A draft amendment put forward by the Russian president would alter the country’s founding document to state that marriage is a “union of a man and a woman”.
It is one of several proposed changes that would make the constitution more conservative.
Other amendments include specific mentions of Russians’ “belief in God” and an homage to “ancestors who bequeathed to us their ideals”.
The president first proposed updating the constitution in his state-of-the-nation speech of January. He claimed it was necessary to broaden the powers of parliament and bolster democracy, but opponents say the move is part of his efforts to remain in power at the end of his six-year term in 2024.
The Kremlin-controlled parliament quickly endorsed Mr Putin’s initial draft amendments in the first of three required readings last month.
Following proposals from a Kremlin working group that operates parallel to MPs, he tabled 24 pages of additional amendments on Monday ahead of the second reading on 10 March.
They are likely to get final parliamentary approval next week, setting the stage for a nationwide vote on 22 April.
Other amendments proposed for inclusion in the revised constitution define Russians as a “state-forming” ethnic group.
After proposals to outlaw disparaging the Soviet role in the Second World War, Mr Putin added an article pledging to protect “historic truth” and forbid “belittling the people’s heroic protection of the Motherland”.
Another amendment states Russia should never surrender any territory — a change proposed in response to a working group member’s suggestion of measures to prevent any future ruler from giving away Crimea, the region annexed from Ukraine in 2014.
Mr Putin, who has aligned himself with the Russian Orthodox Church and sought to distance his country from liberal Western values, is said to see the constitutional overhaul as an opportunity to enshrine what he sees as his country’s core moral and geopolitical values.
The president vowed last month that Russia would not legalise gay marriage as long as he was in the Kremlin, saying he would not let the traditional notion of a mother and father be subverted by what he called “parent number 1” and “parent number 2”.

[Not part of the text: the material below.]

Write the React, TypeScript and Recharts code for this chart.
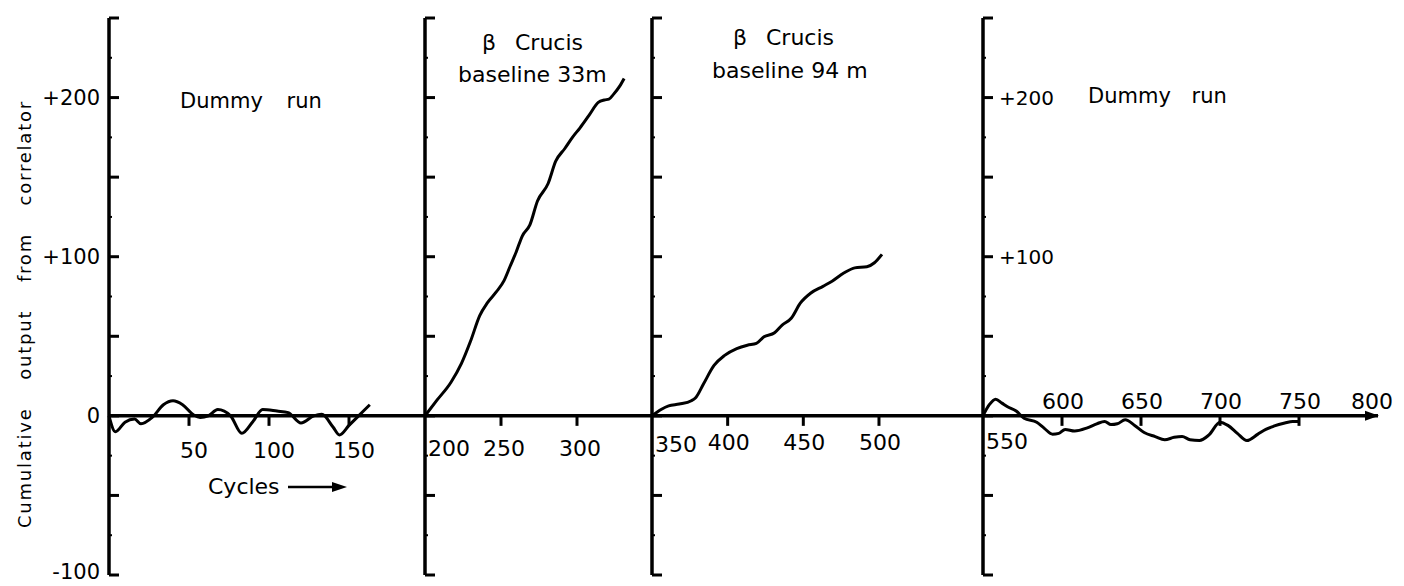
import React from 'react';
import { ComposedChart, Line, XAxis, YAxis, ReferenceLine, ReferenceDot } from 'recharts';

// Cumulative correlator output vs cycles

// left "Dummy run"
const dummyRunACycles = [0, 4, 10, 16, 20, 27, 34, 40, 46, 53, 57, 62, 68, 76, 83, 90, 96, 105, 112, 120, 128, 133, 140, 144, 150, 156, 163];
const dummyRunAOutput = [0, -10, -4, -2, -5, -1, 7, 9.5, 7, 0.5, -1, 0, 4, 0, -11, -3.5, 4, 3, 2, -4.5, 0, 1, -7, -12, -6, 0, 7];

// β Crucis, baseline 33 m
const crucis33Cycles = [200, 208, 217, 224, 230, 236, 241, 247, 252, 256, 260, 264, 269, 274, 281, 286, 292, 297, 302, 308, 314, 318, 321, 324, 328, 331];
const crucis33Output = [0, 10, 21, 33, 47, 63, 71, 78, 85, 94, 103, 113, 120, 135, 146, 160, 168, 175, 181, 189, 197, 198.5, 199, 202, 207, 212];

// β Crucis, baseline 94 m
const crucis94Cycles = [350, 356, 361, 368, 376, 379, 384, 391, 398, 406, 413, 419, 424, 431, 436, 442, 448, 455, 463, 469, 477, 484, 492, 497, 502];
const crucis94Output = [0, 4, 6.3, 7.4, 9.5, 11.6, 20, 31.7, 38, 42.3, 44.4, 45.5, 49.7, 52.2, 57, 61.3, 70.8, 77.2, 81.4, 84.6, 89.9, 93, 93.7, 96.2, 101.5];

// right "Dummy run"
const dummyRunBCycles = [550, 554, 558, 562, 565, 571, 576, 584, 589, 594, 598, 602, 608, 616, 622, 627, 631, 635, 640, 646, 652, 659, 665, 671, 676, 681, 687, 693, 700, 705, 711, 717, 724, 729, 734, 741, 746, 750];
const dummyRunBOutput = [0, 7, 10.5, 8, 6, 3, -1.5, -4, -8, -11.5, -11, -8.5, -9.5, -7.5, -5, -3.5, -5.5, -5, -2.5, -6, -10.5, -13, -15, -13.5, -13, -15, -15.5, -12, -4, -6, -11, -15.5, -11.5, -8.5, -6.5, -4.5, -3.5, -3.5];

// axis ticks
const yTicks = [-100, -75, -50, -25, 0, 25, 50, 75, 100, 125, 150, 175, 200, 225, 250];
const leftYLabels = [200, 100, 0, -100];
const rightYLabels = [200, 100];
const panel1XTicks = [50, 100, 150];
const panel2XTicks = [200, 250, 300];
const panel3XTicks = [350, 400, 450, 500];
const panel4XTicks = [550, 600, 650, 700, 750, 800];

const FONT = '"DejaVu Sans", sans-serif';
const HEIGHT = 586;

const zip = (cs: number[], vs: number[]) => cs.map((c, i) => ({ c, v: vs[i] }));

interface PanelProps {
  left: number;
  axisWidth: number;
  plotWidth: number;
  rightPad?: number;
  domain: [number, number];
  data: { c: number; v: number }[];
  xTicks: number[];
  yLabels?: number[];
  yLabelSide?: 'left' | 'right';
  labelDx: number;
  labelDy: number;
  startLabelDy?: number;
  labelsAbove?: boolean;
  arrow?: boolean;
}

const Panel: React.FC<PanelProps> = ({
  left, axisWidth, plotWidth, rightPad = 0, domain, data, xTicks,
  yLabels = [], yLabelSide = 'left', labelDx, labelDy, startLabelDy = 0, labelsAbove, arrow,
}) => {
  const renderYTick = (p: any) => {
    const { x, y, payload } = p;
    const v = payload.value as number;
    const major = v % 50 === 0;
    const txt = v > 0 ? `+${v}` : `${v}`;
    // bottom label sits on the bracket, keep it inside the frame
    const dy = v === -100 ? '0.2em' : '0.36em';
    return (
      <g>
        <line x1={x} y1={y} x2={x + (major ? 10 : 3)} y2={y} stroke="#000" strokeWidth={major ? 3 : 2} />
        {yLabels.includes(v) && (
          <text
            x={yLabelSide === 'left' ? x - 9 : x + 16}
            y={y}
            dy={dy}
            textAnchor={yLabelSide === 'left' ? 'end' : 'start'}
            fontSize={yLabelSide === 'left' ? 21 : 20}
            fontFamily={FONT}
            fill="#000"
          >
            {txt}
          </text>
        )}
      </g>
    );
  };

  const renderXTick = (t: number) => (p: any) => {
    const { cx, cy } = p;
    const atStart = t === domain[0];
    const atEnd = t === domain[1];
    let tx = cx + labelDx;
    let ty = cy + labelDy;
    if (atStart) {
      tx = cx + 24;
      ty = cy + startLabelDy;
    } else if (labelsAbove) {
      ty = cy - 7;
    }
    if (atEnd) tx = cx - 6;
    return (
      <g>
        {!atStart && !atEnd && <line x1={cx} y1={cy} x2={cx} y2={cy + 10} stroke="#000" strokeWidth={3} />}
        {atEnd && arrow && (
          <polygon points={`${cx + 1},${cy} ${cx - 13},${cy - 5} ${cx - 13},${cy + 5}`} fill="#000" />
        )}
        <text x={tx} y={ty} textAnchor="middle" fontSize={22} fontFamily={FONT} fill="#000">
          {t}
        </text>
      </g>
    );
  };

  return (
    <div style={{ position: 'absolute', left, top: 0 }}>
      <ComposedChart
        width={axisWidth + plotWidth + rightPad}
        height={HEIGHT}
        data={data}
        margin={{ top: 18, bottom: 11, left: 0, right: rightPad }}
      >
        <XAxis dataKey="c" type="number" domain={domain} hide />
        <YAxis
          type="number"
          domain={[-100, 250]}
          ticks={yTicks}
          interval={0}
          width={axisWidth}
          tickSize={0}
          tickMargin={0}
          tickLine={false}
          axisLine={{ stroke: '#000', strokeWidth: 3.5 }}
          tick={renderYTick}
        />
        <ReferenceLine y={0} stroke="#000" strokeWidth={3.5} />
        {xTicks.map((t) => (
          <ReferenceDot key={t} x={t} y={0} r={1} shape={renderXTick(t)} />
        ))}
        <Line type="monotone" dataKey="v" stroke="#000" strokeWidth={3} dot={false} isAnimationActive={false} />
      </ComposedChart>
    </div>
  );
};

export default function App() {
  return (
    <div style={{ position: 'absolute', left: 0, top: 0, width: 1404, height: HEIGHT, background: '#fff' }}>
      <Panel
        left={0} axisWidth={109} plotWidth={316} domain={[0, 197.5]}
        data={zip(dummyRunACycles, dummyRunAOutput)} xTicks={panel1XTicks}
        yLabels={leftYLabels} yLabelSide="left" labelDx={5} labelDy={42}
      />
      <Panel
        left={415} axisWidth={10} plotWidth={228} domain={[200, 350]}
        data={zip(crucis33Cycles, crucis33Output)} xTicks={panel2XTicks}
        labelDx={3} labelDy={40} startLabelDy={40}
      />
      <Panel
        left={642} axisWidth={10} plotWidth={331} domain={[350, 568.75]}
        data={zip(crucis94Cycles, crucis94Output)} xTicks={panel3XTicks}
        labelDx={1} labelDy={34} startLabelDy={36}
      />
      <Panel
        left={973} axisWidth={10} plotWidth={395} rightPad={26} domain={[550, 800]}
        data={zip(dummyRunBCycles, dummyRunBOutput)} xTicks={panel4XTicks}
        yLabels={rightYLabels} yLabelSide="right" labelDx={1} labelDy={33} startLabelDy={33}
        labelsAbove arrow
      />

      {/* titles and axis caption */}
      <svg
        width={1404}
        height={HEIGHT}
        style={{ position: 'absolute', left: 0, top: 0, pointerEvents: 'none' }}
        fontFamily={FONT}
        fill="#000"
      >
        <text
          transform="translate(24,314) rotate(-90)"
          textAnchor="middle"
          dominantBaseline="central"
          fontSize={18}
          letterSpacing={1.8}
          wordSpacing={20}
        >
          Cumulative output from correlator
        </text>
        <text x={180} y={108} fontSize={21}>
          Dummy <tspan dx={17}>run</tspan>
        </text>
        <text x={482} y={50} fontSize={22}>
          β <tspan x={515}>Crucis</tspan>
        </text>
        <text x={458} y={82} fontSize={22}>baseline 33m</text>
        <text x={733} y={45} fontSize={22}>
          β <tspan x={766}>Crucis</tspan>
        </text>
        <text x={712} y={78} fontSize={22}>baseline 94 m</text>
        <text x={1088} y={103} fontSize={21}>
          Dummy <tspan dx={14}>run</tspan>
        </text>
        <text x={208} y={494} fontSize={22}>Cycles</text>
        <line x1={288} y1={487} x2={334} y2={487} stroke="#000" strokeWidth={2.5} />
        <polygon points="347,487 332,482 332,492" fill="#000" />
      </svg>
    </div>
  );
}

Homosexuality in Russia was a criminal offence until 1993 and classed as a mental illness until 1999, and same-sex couples are still banned from adopting children.
Homophobia remains widespread in the country, and western governments and human rights activists have criticised the Russian authorities for their treatment of LGBT+ people.
A law introduced to ban “gay propaganda” in 2013 has been been used to stop pride marches and detain rights activists.
Mr Putin was claimed he is not prejudiced against gay people, but says he finds a Western willingness to embrace homosexuality and gender fluidity out of step with traditional Russian values.